>> START Data

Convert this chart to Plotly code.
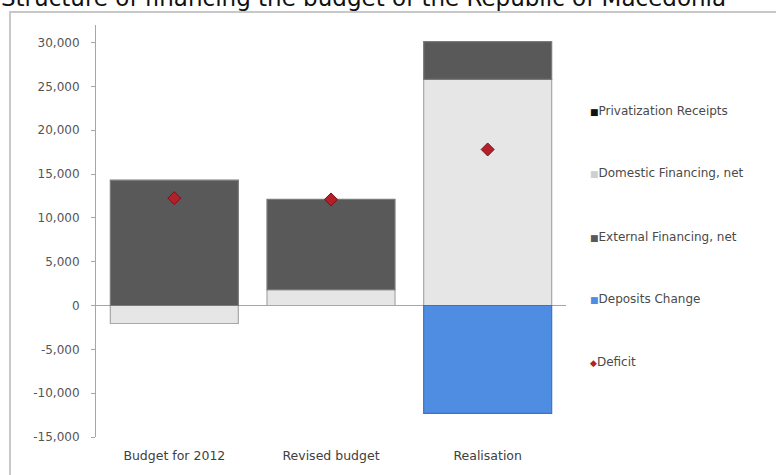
import plotly.graph_objects as go

categories = ["Budget for 2012", "Revised budget", "Realisation"]
privatization = [None, None, None]
domestic = [-2050, 1800, 25800]
external = [14300, 10300, 4300]
deposits = [None, None, -12300]
deficit = [12250, 12100, 17800]

tick_vals = [-15000, -10000, -5000, 0, 5000, 10000, 15000, 20000, 25000, 30000]
tick_text = ["-15,000", "-10,000", "-5,000", "0", "5,000", "10,000",
             "15,000", "20,000", "25,000", "30,000"]

title_text = "Structure of financing the budget of the Republic of Macedonia"

series_names = ["Privatization Receipts", "Domestic Financing, net",
                "External Financing, net", "Deposits Change", "Deficit"]
series_colors = ["#111111", "#e6e6e6", "#595959", "#4f8de3", "#b3202a"]
legend_glyphs = ["■", "■", "■", "■", "◆"]
legend_glyph_colors = ["#111111", "#cfcfcf", "#595959", "#4f8de3", "#b3202a"]

FONT = "DejaVu Sans"

fig = go.Figure()

fig.add_trace(go.Bar(
    x=categories, y=privatization, name=series_names[0],
    marker=dict(color=series_colors[0], line=dict(width=0)),
))
fig.add_trace(go.Bar(
    x=categories, y=domestic, name=series_names[1],
    marker=dict(color=series_colors[1], line=dict(color="#a8a8a8", width=1.2)),
))
fig.add_trace(go.Bar(
    x=categories, y=external, name=series_names[2],
    marker=dict(color=series_colors[2], line=dict(color="#7a7a7a", width=1.2)),
))
fig.add_trace(go.Bar(
    x=categories, y=deposits, name=series_names[3],
    marker=dict(color=series_colors[3], line=dict(color="#3f72bd", width=1.2)),
))
fig.add_trace(go.Scatter(
    x=categories, y=deficit, name=series_names[4], mode="markers",
    marker=dict(symbol="diamond", size=10, color=series_colors[4],
                line=dict(color="#7a1018", width=1)),
))

# plot area: x 96..566 px, y 25..437 px
L, R, T, B = 96, 210, 25, 38
PW, PH = 776 - L - R, 475 - T - B


def px(xp):
    return (xp - L) / PW


def py(yp):
    return (475 - B - yp) / PH


# legend drawn as a column of text entries to the right of the plot
legend_rows_y = [111, 173, 237, 299, 362]
legend_annotations = []
for name, glyph, gcol, yrow in zip(series_names, legend_glyphs,
                                   legend_glyph_colors, legend_rows_y):
    legend_annotations.append(dict(
        text=f"<span style='color:{gcol};font-size:9px'>{glyph}</span>{name}",
        xref="paper", yref="paper", x=px(588), y=py(yrow),
        xanchor="left", yanchor="middle", showarrow=False,
        font=dict(family=FONT, size=12, color="#4a4a4a"),
    ))

fig.update_layout(
    width=776, height=475,
    margin=dict(l=L, r=R, t=T, b=B),
    paper_bgcolor="white", plot_bgcolor="white",
    barmode="relative", bargap=0.183,
    font=dict(family=FONT, size=12, color="#404040"),
    showlegend=False,
    xaxis=dict(
        showline=False, showgrid=False, ticks="",
        tickfont=dict(family=FONT, size=12.5, color="#404040"),
        ticklabelstandoff=9,
    ),
    yaxis=dict(
        range=[-15000, 32000], tickvals=tick_vals, ticktext=tick_text,
        showgrid=False, showline=True, linecolor="#a6a6a6", linewidth=1,
        ticks="outside", ticklen=4, tickcolor="#a6a6a6",
        ticklabelstandoff=9,
        zeroline=True, zerolinecolor="#a6a6a6", zerolinewidth=1,
        tickfont=dict(family=FONT, size=12, color="#555555"),
    ),
    annotations=[dict(
        text=title_text, xref="paper", yref="paper",
        x=px(-1), y=py(-2), xanchor="left", yanchor="middle",
        showarrow=False, font=dict(family=FONT, size=23, color="#111111"),
    )] + legend_annotations,
    shapes=[dict(
        type="rect", xref="paper", yref="paper",
        x0=px(10), x1=px(800), y0=py(500), y1=py(12),
        line=dict(color="#c8c8c8", width=2), fillcolor="rgba(0,0,0,0)",
        layer="below",
    )],
)

fig.write_html("out.html")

>> END Data

*What to work on*
Everything from the first line of the listing above through the line that contains "return (475 - B - yp) / PH" is to be restated word for word, minus the pictures.

*Expected answer*
Convert this chart to Plotly code.
import plotly.graph_objects as go

categories = ["Budget for 2012", "Revised budget", "Realisation"]
privatization = [None, None, None]
domestic = [-2050, 1800, 25800]
external = [14300, 10300, 4300]
deposits = [None, None, -12300]
deficit = [12250, 12100, 17800]

tick_vals = [-15000, -10000, -5000, 0, 5000, 10000, 15000, 20000, 25000, 30000]
tick_text = ["-15,000", "-10,000", "-5,000", "0", "5,000", "10,000",
             "15,000", "20,000", "25,000", "30,000"]

title_text = "Structure of financing the budget of the Republic of Macedonia"

series_names = ["Privatization Receipts", "Domestic Financing, net",
                "External Financing, net", "Deposits Change", "Deficit"]
series_colors = ["#111111", "#e6e6e6", "#595959", "#4f8de3", "#b3202a"]
legend_glyphs = ["■", "■", "■", "■", "◆"]
legend_glyph_colors = ["#111111", "#cfcfcf", "#595959", "#4f8de3", "#b3202a"]

FONT = "DejaVu Sans"

fig = go.Figure()

fig.add_trace(go.Bar(
    x=categories, y=privatization, name=series_names[0],
    marker=dict(color=series_colors[0], line=dict(width=0)),
))
fig.add_trace(go.Bar(
    x=categories, y=domestic, name=series_names[1],
    marker=dict(color=series_colors[1], line=dict(color="#a8a8a8", width=1.2)),
))
fig.add_trace(go.Bar(
    x=categories, y=external, name=series_names[2],
    marker=dict(color=series_colors[2], line=dict(color="#7a7a7a", width=1.2)),
))
fig.add_trace(go.Bar(
    x=categories, y=deposits, name=series_names[3],
    marker=dict(color=series_colors[3], line=dict(color="#3f72bd", width=1.2)),
))
fig.add_trace(go.Scatter(
    x=categories, y=deficit, name=series_names[4], mode="markers",
    marker=dict(symbol="diamond", size=10, color=series_colors[4],
                line=dict(color="#7a1018", width=1)),
))

# plot area: x 96..566 px, y 25..437 px
L, R, T, B = 96, 210, 25, 38
PW, PH = 776 - L - R, 475 - T - B


def px(xp):
    return (xp - L) / PW


def py(yp):
    return (475 - B - yp) / PH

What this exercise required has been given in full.